Business
How a Texas Metal Shop Became Igloo
Nearly three out of four American households own an Igloo cooler. The brand is so closely tied to summer that it is easy to forget someone had to invent it.
That invention began in Texas for a very practical reason.
According to Igloo’s company history and Texas Highways magazine, the company started in 1947 as a small metalworking shop in Houston. Its first product was not a cooler, but a galvanized metal water jug designed for oil-field workers enduring the brutal Texas heat.
At the time, many workers shared drinking water from open wooden barrels. Igloo’s insulated water container gave workers a cleaner, colder option, and the product quickly gained popularity.

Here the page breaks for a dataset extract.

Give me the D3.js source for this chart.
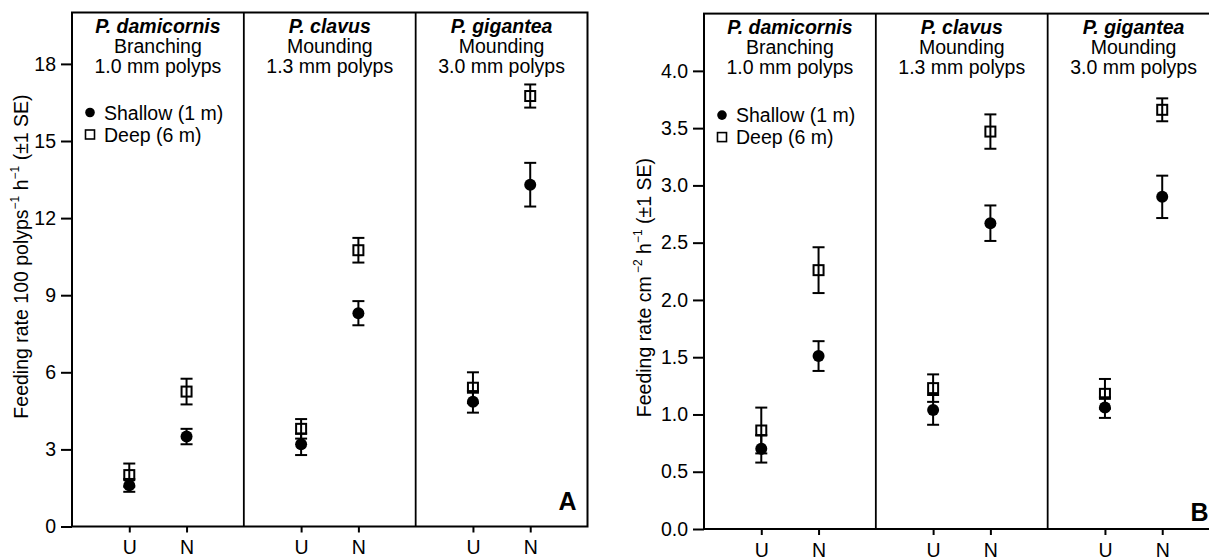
<!DOCTYPE html>
<meta charset="utf-8">
<style>
  body { margin: 0; background: #fff; }
  text { font-family: "Liberation Sans", Arial, Helvetica, sans-serif; fill: #000; }
</style>
<body>
<script src="https://cdn.jsdelivr.net/npm/d3@7"></script>
<script>

// ---- data ----
var species = ["P. damicornis", "P. clavus", "P. gigantea"];
var growthForm = ["Branching", "Mounding", "Mounding"];
var polypSize = ["1.0 mm polyps", "1.3 mm polyps", "3.0 mm polyps"];
var treatments = ["U", "N"];

// panel A : per 100 polyps, [U, N] for each species
var shallowA = [[1.6, 3.5], [3.2, 8.3], [4.85, 13.3]];
var shallowA_se = [[0.25, 0.3], [0.42, 0.47], [0.42, 0.85]];
var deepA = [[2.0, 5.25], [3.8, 10.75], [5.4, 16.75]];
var deepA_se = [[0.45, 0.5], [0.38, 0.48], [0.6, 0.45]];
var ticksA = [0, 3, 6, 9, 12, 15, 18];

// panel B : per cm2
var shallowB = [[0.70, 1.51], [1.04, 2.67], [1.06, 2.90]];
var shallowB_se = [[0.12, 0.13], [0.13, 0.155], [0.09, 0.185]];
var deepB = [[0.86, 2.26], [1.23, 3.47], [1.18, 3.66]];
var deepB_se = [[0.2, 0.2], [0.12, 0.15], [0.13, 0.1]];
var ticksB = [0, 0.5, 1, 1.5, 2, 2.5, 3, 3.5, 4];

var legendLabels = ["Shallow (1 m)", "Deep (6 m)"];

var width = 1209, height = 560;

var svg = d3.select("body").append("svg")
    .attr("width", width)
    .attr("height", height);

function drawPanel(opt) {
  var g = svg.append("g").attr("transform", "translate(" + opt.left + "," + opt.top + ")");
  var w = opt.w, h = opt.h;

  var y = d3.scaleLinear().domain(opt.domain).range([h, 0]);
  var xp = d3.scaleBand().domain(species).range([0, w]);
  var xt = d3.scalePoint().domain(treatments).range([0, xp.bandwidth()]).padding(1);

  // y axis
  var ya = g.append("g")
      .call(d3.axisLeft(y).tickValues(opt.ticks).tickSize(11).tickPadding(5).tickFormat(opt.fmt));
  ya.select(".domain").remove();
  ya.selectAll("line").attr("stroke-width", 2);
  ya.selectAll("text").style("font-size", "19.5px").attr("font-family", null);

  // x axes, one per species
  species.forEach(function(s) {
    var xa = g.append("g")
        .attr("transform", "translate(" + xp(s) + "," + h + ")")
        .call(d3.axisBottom(xt).tickSize(6).tickPadding(8));
    xa.select(".domain").remove();
    xa.selectAll("line").attr("stroke-width", 2);
    xa.selectAll("text").style("font-size", "19.5px").attr("font-family", null);
  });

  // frame + dividers
  g.append("rect")
    .attr("width", w).attr("height", h)
    .attr("fill", "none").attr("stroke", "#000").attr("stroke-width", 2);
  g.selectAll("line.div")
    .data(species.slice(1))
    .enter().append("line")
    .attr("class", "div")
    .attr("x1", function(d){ return xp(d); })
    .attr("x2", function(d){ return xp(d); })
    .attr("y1", 0).attr("y2", h)
    .attr("stroke", "#000").attr("stroke-width", 1.8);

  // header text
  var hdr = g.selectAll("text.hdr")
    .data(species)
    .enter().append("text")
    .attr("class", "hdr")
    .attr("text-anchor", "middle")
    .attr("x", function(d){ return xp(d) + xp.bandwidth() / 2; })
    .attr("y", 20)
    .style("font-size", "19.5px");
  hdr.append("tspan").text(function(d){ return d; })
    .style("font-weight", "bold").style("font-style", "italic");
  hdr.append("tspan").text(function(d, i){ return growthForm[i]; })
    .attr("x", function(d){ return xp(d) + xp.bandwidth() / 2; }).attr("dy", 20);
  hdr.append("tspan").text(function(d, i){ return polypSize[i]; })
    .attr("x", function(d){ return xp(d) + xp.bandwidth() / 2; }).attr("dy", 20);

  // flatten points
  function pts(mean, se, kind) {
    var out = [];
    species.forEach(function(s, i) {
      treatments.forEach(function(t, j) {
        out.push({ s: s, t: t, v: mean[i][j], se: se[i][j], kind: kind });
      });
    });
    return out;
  }
  var deep = pts(opt.deep, opt.deepSe, "deep");
  var shallow = pts(opt.shallow, opt.shallowSe, "shallow");
  var all = deep.concat(shallow);
  function px(d) { return xp(d.s) + xt(d.t); }

  var sq = 10;
  g.selectAll("rect.deep")
    .data(deep)
    .enter().append("rect")
    .attr("class", "deep")
    .attr("x", function(d){ return px(d) - sq / 2; })
    .attr("y", function(d){ return y(d.v) - sq / 2; })
    .attr("width", sq).attr("height", sq)
    .attr("fill", "#fff").attr("stroke", "#000").attr("stroke-width", 2);

  var cap = 6;
  var eb = g.selectAll("g.err").data(all).enter().append("g").attr("class", "err")
    .attr("stroke", "#000").attr("stroke-width", 2);
  eb.append("line")
    .attr("x1", px).attr("x2", px)
    .attr("y1", function(d){ return y(d.v - d.se); })
    .attr("y2", function(d){ return y(d.v + d.se); });
  eb.append("line")
    .attr("x1", function(d){ return px(d) - cap; }).attr("x2", function(d){ return px(d) + cap; })
    .attr("y1", function(d){ return y(d.v + d.se); })
    .attr("y2", function(d){ return y(d.v + d.se); });
  eb.append("line")
    .attr("x1", function(d){ return px(d) - cap; }).attr("x2", function(d){ return px(d) + cap; })
    .attr("y1", function(d){ return y(d.v - d.se); })
    .attr("y2", function(d){ return y(d.v - d.se); });

  g.selectAll("circle.shallow")
    .data(shallow)
    .enter().append("circle")
    .attr("class", "shallow")
    .attr("cx", px)
    .attr("cy", function(d){ return y(d.v); })
    .attr("r", 6)
    .attr("fill", "#000");

  // legend
  var lg = g.append("g").attr("transform", "translate(" + opt.legX + "," + opt.legY + ")");
  lg.append("circle").attr("cx", 0).attr("cy", 0).attr("r", 4.8).attr("fill", "#000");
  lg.append("rect").attr("x", -4.5).attr("y", 17.5).attr("width", 9).attr("height", 9)
    .attr("fill", "#fff").attr("stroke", "#000").attr("stroke-width", 1.6);
  lg.selectAll("text").data(legendLabels).enter().append("text")
    .attr("x", 14).attr("y", function(d, i){ return 7 + i * 22; })
    .style("font-size", "19.5px")
    .text(function(d){ return d; });

  // panel letter
  g.append("text")
    .attr("x", w - 11).attr("y", h - opt.letterUp)
    .attr("text-anchor", "end")
    .style("font-size", "25px").style("font-weight", "bold")
    .text(opt.letter);

  // y label
  var yl = g.append("text")
    .attr("transform", "translate(" + opt.labX + "," + opt.labY + ") rotate(-90)")
    .attr("text-anchor", "middle")
    .style("font-size", "19.5px");
  opt.label.forEach(function(p) {
    var t = yl.append("tspan").text(p[0]);
    if (p[1]) t.style("font-size", "12px").attr("dy", -9);
    else if (p[2]) t.attr("dy", 9);
  });
}

drawPanel({
  left: 72, top: 12.5, w: 515.5, h: 514,
  domain: [0, 20], ticks: ticksA, fmt: d3.format("d"),
  shallow: shallowA, shallowSe: shallowA_se, deep: deepA, deepSe: deepA_se,
  legX: 18, legY: 100, letter: "A", letterUp: 17,
  labX: -44, labY: 244,
  label: [["Feeding rate 100 polyps"], ["\u22121", true], [" h", false, true], ["\u22121", true], [" (\u00b11 SE)", false, true]]
});

drawPanel({
  left: 704, top: 13.6, w: 515.5, h: 515.4,
  domain: [0, 4.5], ticks: ticksB, fmt: d3.format(".1f"),
  shallow: shallowB, shallowSe: shallowB_se, deep: deepB, deepSe: deepB_se,
  legX: 18, legY: 101.5, letter: "B", letterUp: 8,
  labX: -53, labY: 274,
  label: [["Feeding rate cm"], [" \u22122", true], [" h", false, true], ["\u22121", true], [" (\u00b11 SE)", false, true]]
});

</script>
</body>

The company made its biggest leap in 1962 when it introduced its first all-plastic ice chest, a 48-quart cooler. Plastic made the cooler lighter, rust-resistant, and better at holding ice than traditional metal models.
According to company records, the cooler was originally marketed to breweries. Instead, it quickly became popular with hunters, fishermen, campers, and families.
Then came the product that made the brand famous.
In 1971, Igloo introduced the Playmate cooler, featuring its recognizable tent-shaped body and push-button lid. The compact cooler became so common at job sites, ballfields, and picnics that it earned the nickname “America’s Lunchbox.”
The company continued evolving over the years, introducing the wheeled cooler in 1994 and expanding into one of the country’s best-known outdoor brands.
Igloo has also changed ownership several times throughout its history. Coca-Cola Bottling of New York, Quaker Oats, and MetLife all owned the company at different points.
In 2021, according to the Katy Times and Dometic Group, Swedish outdoor company Dometic purchased Igloo for $677 million.
Despite the ownership changes, Igloo’s headquarters and primary manufacturing facility remain in Katy, Texas, west of Houston.
Today, roughly 1,200 employees produce an estimated 16 million coolers each year. According to ABC News, that works out to about 55,000 coolers every day.
Most are still made in America, nearly 80 years after a Texas metal shop simply tried to help oil-field workers stay cool.